• _Provided data_:
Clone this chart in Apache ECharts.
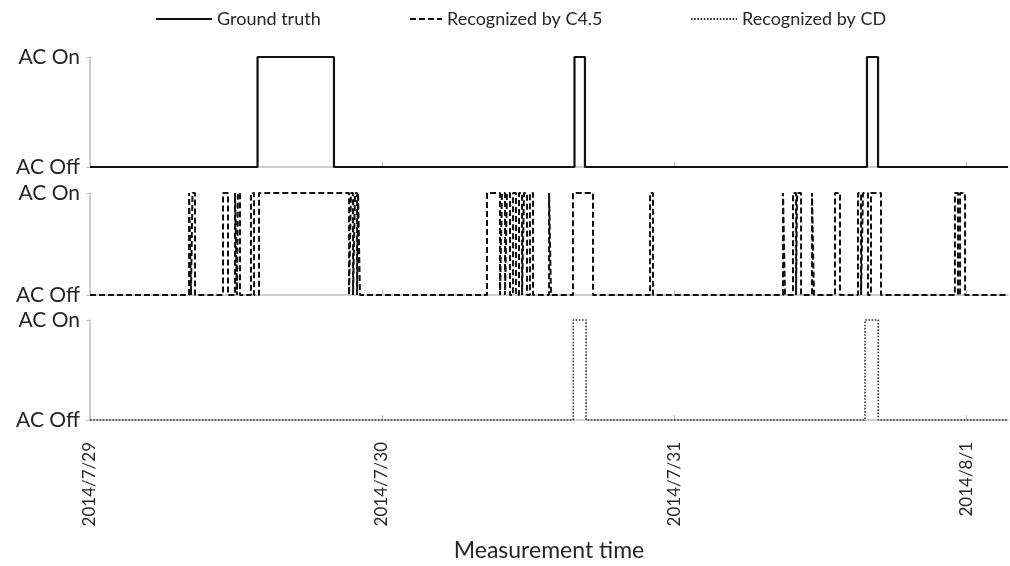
<!DOCTYPE html>
<html>
<head>
<meta charset="utf-8">
<script src="https://cdn.jsdelivr.net/npm/echarts@6/dist/echarts.min.js"></script>
<style>
  html, body { margin: 0; padding: 0; background: #fff; }
  #chart { width: 1010px; height: 566px; }
</style>
</head>
<body>
<div id="chart"></div>
<script>
// Hours since 2014/7/29 00:00; each pair is an "AC On" interval [start, end]
const dayLabels = ['2014/7/29', '2014/7/30', '2014/7/31', '2014/8/1'];
const stateLabels = ['AC Off', 'AC On'];
const axisMaxHour = 75.45;

const groundTruthOn = [[13.77, 20.05], [39.82, 40.68], [63.86, 64.77]];

const c45On = [
  [8.14, 8.30], [8.42, 8.63], [10.93, 11.34], [11.92, 12.08], [12.16, 12.33],
  [13.23, 13.48], [13.89, 21.29], [21.45, 21.62], [21.78, 21.95], [22.03, 22.19],
  [32.63, 33.70], [33.86, 34.11], [34.27, 34.52], [34.77, 35.01], [35.26, 35.51],
  [35.67, 35.92], [36.16, 36.41], [37.73, 37.89], [39.70, 41.34], [46.03, 46.27],
  [56.96, 57.12], [57.78, 58.03], [58.11, 58.44], [59.34, 59.50], [61.23, 61.64],
  [63.12, 63.37], [63.53, 63.94], [64.19, 65.01], [71.09, 71.34], [71.51, 71.92]
];

const cdOn = [[39.72, 40.77], [63.70, 64.79]];

function toSteps(intervals) {
  const pts = [[0, 0]];
  intervals.forEach(([s, e]) => {
    pts.push([s, 0], [s, 1], [e, 1], [e, 0]);
  });
  pts.push([axisMaxHour, 0]);
  return pts;
}

const FONT = 'Lato';
const AXIS_GRAY = '#bfbfbf';
const TEXT = '#262626';

const grids = [
  { left: 90, right: 2, top: 57, height: 110 },
  { left: 90, right: 2, top: 193, height: 102 },
  { left: 90, right: 2, top: 320, height: 100 }
];

function xAxisFor(i) {
  const last = i === 2;
  return {
    type: 'value',
    gridIndex: i,
    min: 0,
    max: axisMaxHour,
    interval: 24,
    axisLine: { show: true, lineStyle: { color: AXIS_GRAY, width: 1.5 } },
    axisTick: { show: true, inside: true, length: 5, lineStyle: { color: AXIS_GRAY }, customValues: [0, 24, 48, 72] },
    splitLine: { show: false },
    axisLabel: {
      show: last,
      rotate: 90,
      margin: 22,
      customValues: [0, 24, 48, 72],
      formatter: v => dayLabels[Math.round(v / 24)] || '',
      fontFamily: FONT,
      fontSize: 17,
      color: TEXT
    },
    name: last ? 'Measurement time' : '',
    nameLocation: 'middle',
    nameGap: 119,
    nameTextStyle: { fontFamily: FONT, fontSize: 23, color: TEXT }
  };
}

function yAxisFor(i) {
  return {
    type: 'value',
    gridIndex: i,
    min: 0,
    max: 1,
    interval: 1,
    axisLine: { show: true, lineStyle: { color: AXIS_GRAY, width: 1.5 } },
    axisTick: { show: true, length: 4, lineStyle: { color: AXIS_GRAY } },
    splitLine: { show: false },
    axisLabel: {
      margin: 10,
      formatter: v => stateLabels[v] || '',
      fontFamily: FONT,
      fontSize: 21,
      color: TEXT
    }
  };
}

const legendText = { fontFamily: FONT, fontSize: 18, color: TEXT };
const legendCommon = {
  top: 10, itemHeight: 14, itemGap: 0, padding: 0,
  textStyle: legendText,
  itemStyle: { opacity: 0 },
  lineStyle: { inactiveColor: '#111' }
};

const option = {
  animation: false,
  backgroundColor: '#ffffff',
  grid: grids,
  xAxis: [xAxisFor(0), xAxisFor(1), xAxisFor(2)],
  yAxis: [yAxisFor(0), yAxisFor(1), yAxisFor(2)],
  legend: [
    Object.assign({ data: ['Ground truth'], left: 155, itemWidth: 56 }, legendCommon),
    Object.assign({ data: ['Recognized by C4.5'], left: 409, itemWidth: 32 }, legendCommon),
    Object.assign({ data: ['Recognized by CD'], left: 690, itemWidth: 46 }, legendCommon)
  ],
  series: [
    {
      name: 'Ground truth', type: 'line', xAxisIndex: 0, yAxisIndex: 0,
      data: toSteps(groundTruthOn), showSymbol: false, symbol: 'none', clip: false,
      lineStyle: { color: '#111', width: 2.2, type: 'solid' }, itemStyle: { color: '#111' }
    },
    {
      name: 'Recognized by C4.5', type: 'line', xAxisIndex: 1, yAxisIndex: 1,
      data: toSteps(c45On), showSymbol: false, symbol: 'none', clip: false,
      lineStyle: { color: '#111', width: 2, type: [6, 3] }, itemStyle: { color: '#111' }
    },
    {
      name: 'Recognized by CD', type: 'line', xAxisIndex: 2, yAxisIndex: 2,
      data: toSteps(cdOn), showSymbol: false, symbol: 'none', clip: false,
      lineStyle: { color: '#333', width: 1.6, type: [1.6, 1.6] }, itemStyle: { color: '#333' }
    }
  ]
};

const chart = echarts.init(document.getElementById('chart'), null, { renderer: 'canvas' });
chart.setOption(option);
</script>
</body>
</html>
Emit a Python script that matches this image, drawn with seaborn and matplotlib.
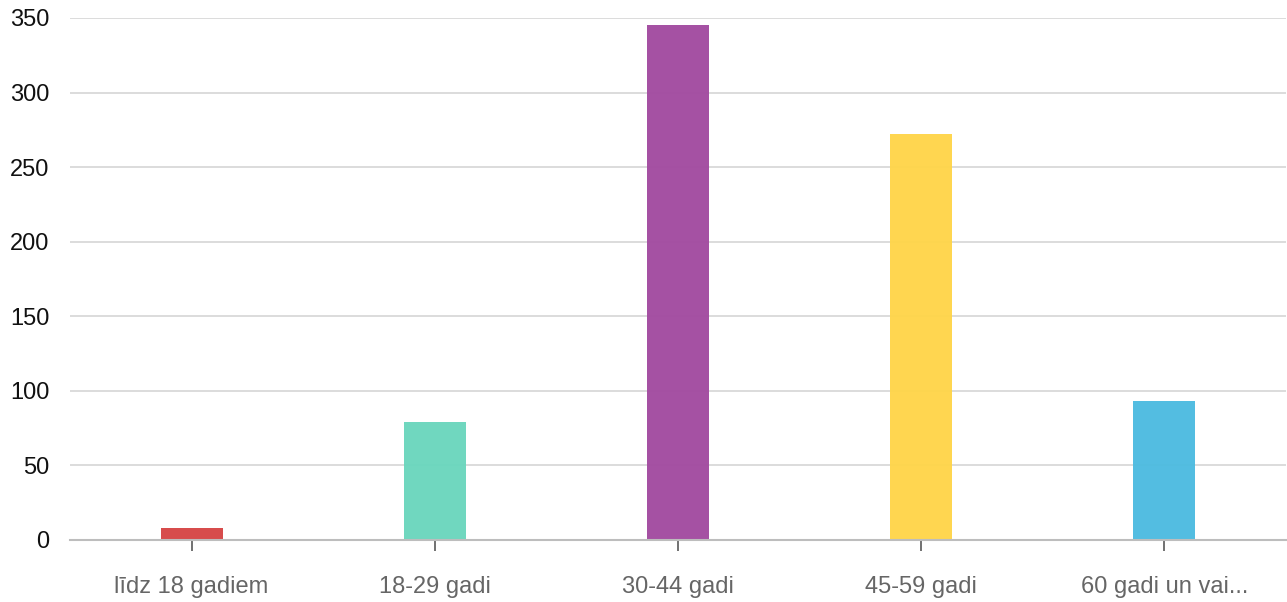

• _Problem description_:
Would you reproduce the lines above, from the very first through the line containing "40.68], [63.86, 64.77]];", exactly and without the pictures?

• _Exercise solution_:
Clone this chart in Apache ECharts.
<!DOCTYPE html>
<html>
<head>
<meta charset="utf-8">
<script src="https://cdn.jsdelivr.net/npm/echarts@6/dist/echarts.min.js"></script>
<style>
  html, body { margin: 0; padding: 0; background: #fff; }
  #chart { width: 1010px; height: 566px; }
</style>
</head>
<body>
<div id="chart"></div>
<script>
// Hours since 2014/7/29 00:00; each pair is an "AC On" interval [start, end]
const dayLabels = ['2014/7/29', '2014/7/30', '2014/7/31', '2014/8/1'];
const stateLabels = ['AC Off', 'AC On'];
const axisMaxHour = 75.45;

const groundTruthOn = [[13.77, 20.05], [39.82, 40.68], [63.86, 64.77]];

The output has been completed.